Convenience stores gear up for a brighter future
The retail giant 7&i Holdings reported an 8 percent increase in sales for the first half of fiscal 2011 over the previous year. It was a new record and clearly driven by the company’s 7-11 convenience stores. They aren’t the only ones. The three other main CS chains — Family Mart, Lawson and Sunkus/Circle K — have also reported strong earnings, the result of what the Asahi Shimbun calls a “better opinion” of convenience stores in the wake of the March disaster.

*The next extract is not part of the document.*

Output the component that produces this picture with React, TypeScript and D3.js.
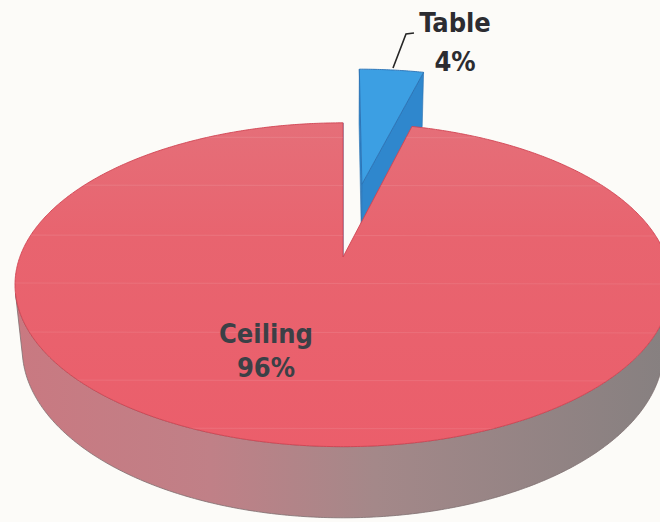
import React from "react";
import * as d3 from "d3";

// ---- data ----
const categories = ["Table", "Ceiling"];
const values = [4, 96];
const explodeFractions = [0.507, 0];
const topColors = ["#3c9fe3", "#ea616d"];
const sideColors = ["#2f87cd", "url(#wallGrad)"];
const labelOffsets = [
  { dx: 112, dy: -225 }, // Table label relative to pie centre
  { dx: -77, dy: 86 },   // Ceiling label relative to pie centre
];
const labelSizes = [27, 27];
const labelGaps = [39, 34];
const scanLines = [137, 185, 235, 283, 332, 380, 428];

// ---- layout / camera ----
const W = 660;
const H = 522;
const cx = 343;
const cy = 257;
const F = 1648;
const D = 5.1;
const ELEV = (29.1 * Math.PI) / 180;
const DEPTH = 0.229;
const sinE = Math.sin(ELEV);
const cosE = Math.cos(ELEV);
const CAM = [0, D * sinE, -D * cosE];

function project(X: number, Y: number, Z: number): [number, number] {
  const yc = Y * cosE + Z * sinE;
  const zc = D + Z * cosE - Y * sinE;
  return [cx + (F * X) / zc, cy - (F * yc) / zc];
}

function visible(P: number[], n: number[]) {
  return (CAM[0] - P[0]) * n[0] + (CAM[1] - P[1]) * n[1] + (CAM[2] - P[2]) * n[2] > 0;
}

export default function App() {
  const pie = d3.pie<number>().sort(null).value((d) => d);
  const arcs = pie(values);
  const line = d3.line<[number, number]>().curve(d3.curveLinearClosed);
  const step = Math.PI / 360;

  const slices = arcs.map((a, i) => {
    const mid = (a.startAngle + a.endAngle) / 2;
    const ox = explodeFractions[i] * Math.sin(mid);
    const oz = explodeFractions[i] * Math.cos(mid);
    const angles = d3.range(a.startAngle, a.endAngle, step).concat([a.endAngle]);
    const pt = (ang: number, Y: number) => project(ox + Math.sin(ang), Y, oz + Math.cos(ang));

    const top: [number, number][] = [project(ox, 0, oz), ...angles.map((g) => pt(g, 0))];

    const faces: { d: string; fill: string }[] = [];
    [
      { ang: a.startAngle, sign: -1 },
      { ang: a.endAngle, sign: 1 },
    ].forEach(({ ang, sign }) => {
      const n = [sign * Math.cos(ang), 0, -sign * Math.sin(ang)];
      if (values.length > 1 && visible([ox, 0, oz], n)) {
        const poly: [number, number][] = [
          project(ox, 0, oz),
          pt(ang, 0),
          pt(ang, -DEPTH),
          project(ox, -DEPTH, oz),
        ];
        faces.push({ d: line(poly) || "", fill: i === 1 ? "#b07c80" : sideColors[i] });
      }
    });
    let run: number[] = [];
    const runs: number[][] = [];
    angles.forEach((g) => {
      const P = [ox + Math.sin(g), 0, oz + Math.cos(g)];
      const n = [Math.sin(g), 0, Math.cos(g)];
      if (visible(P, n)) run.push(g);
      else if (run.length) {
        runs.push(run);
        run = [];
      }
    });
    if (run.length) runs.push(run);
    const walls = runs
      .filter((r) => r.length > 1)
      .map((r) => {
        const poly: [number, number][] = [
          ...r.map((g) => pt(g, 0)),
          ...r.slice().reverse().map((g) => pt(g, -DEPTH)),
        ];
        return line(poly) || "";
      });

    const depth = oz + Math.cos(mid) * 0.5;
    return { i, top: line(top) || "", faces, walls, depth };
  });

  const order = slices.slice().sort((p, q) => q.depth - p.depth);
  const total = d3.sum(values);
  const ceiling = slices[1];

  return (
    <svg
      width={W}
      height={H}
      style={{ position: "absolute", left: 0, top: 0 }}
      xmlns="http://www.w3.org/2000/svg"
    >
      <defs>
        <linearGradient id="wallGrad" gradientUnits="userSpaceOnUse" x1={14} y1={0} x2={670} y2={0}>
          <stop offset="0" stopColor="#c97981" />
          <stop offset="0.3" stopColor="#c08087" />
          <stop offset="0.55" stopColor="#a48889" />
          <stop offset="1" stopColor="#868080" />
        </linearGradient>
        <linearGradient id="topGrad" gradientUnits="userSpaceOnUse" x1={0} y1={120} x2={0} y2={450}>
          <stop offset="0" stopColor="#e56f79" />
          <stop offset="0.35" stopColor="#e8646f" />
          <stop offset="1" stopColor="#eb5e6b" />
        </linearGradient>
        <clipPath id="ceilClip">
          <path d={ceiling.top} />
        </clipPath>
      </defs>
      <rect x={0} y={0} width={W} height={H} fill="#fcfbf8" />
      {order.map((s) => (
        <g key={categories[s.i]}>
          {s.walls.map((d, k) => (
            <path key={"w" + k} d={d} fill={sideColors[s.i]} stroke={s.i === 1 ? "#7d6e70" : "#2a6fae"} strokeWidth={0.8} />
          ))}
          {s.faces.map((f, k) => (
            <path key={"f" + k} d={f.d} fill={f.fill} stroke="#2a6fae" strokeWidth={0.6} />
          ))}
          <path
            d={s.top}
            fill={s.i === 1 ? "url(#topGrad)" : topColors[s.i]}
            stroke={s.i === 1 ? "#d04452" : "#2a72b4"}
            strokeWidth={0.9}
          />
        </g>
      ))}
      <g clipPath="url(#ceilClip)">
        {scanLines.map((y) => (
          <line key={"s" + y} x1={0} x2={W} y1={y} y2={y + 1} stroke="#ffffff" strokeOpacity={0.09} strokeWidth={1.2} />
        ))}
      </g>
      <path d="M393,68 L406,34 L414,33" fill="none" stroke="#262626" strokeWidth={1.6} />
      {arcs.map((a, i) => {
        const x = cx + labelOffsets[i].dx;
        const y = cy + labelOffsets[i].dy;
        const pct = Math.round((values[i] / total) * 100);
        return (
          <text
            key={"lbl" + i}
            x={x}
            y={y}
            textAnchor="middle"
            fontFamily="'DejaVu Sans Condensed', 'DejaVu Sans', sans-serif"
            fontStretch="condensed"
            fontWeight={700}
            fontSize={labelSizes[i]}
            fill={i === 0 ? "#2c2c31" : "#3b4046"}
          >
            <tspan x={x} dy={0}>{categories[i]}</tspan>
            <tspan x={x} dy={labelGaps[i]}>{pct + "%"}</tspan>
          </text>
        );
      })}
    </svg>
  );
}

Because there are so many convenience stores, they tend to be in closer proximity to people’s homes than larger retail operations, so during that anxious period when people did not want to stray too far from their homes and loved ones, CS became a sort of lifeline. As a result, demographics that previously didn’t patronize convenience stores, such as housewives and the elderly, came to rely on them more and more, and in the process also came to appreciate their distinctive merchandising schemes.
This success has given the industry a sense of purpose, and all four big CS chains have announced plans to open as many stores as possible over the next year or so. According to the Japan Franchise Association, as of March 2011 there were 45,769 convenience stores in Japan. The industry itself, according to the Asahi, believes that the “saturation point” for convenience stores in Japan is 50,000, though some analysts say that due to the rise in single-person households, which is exactly the sort of scenario that benefits CS, the market may be able to absorb even more.
7&i plans to open 1,350 stores in FY2012, while Family Mart, which over the past two years took over 800 former am/pm stores, plans to open another 800 brand new outlets. Lawson’s target for the same period is between 800 and 1,000, and the Sankus/Circle K juggernaut is aiming for 360.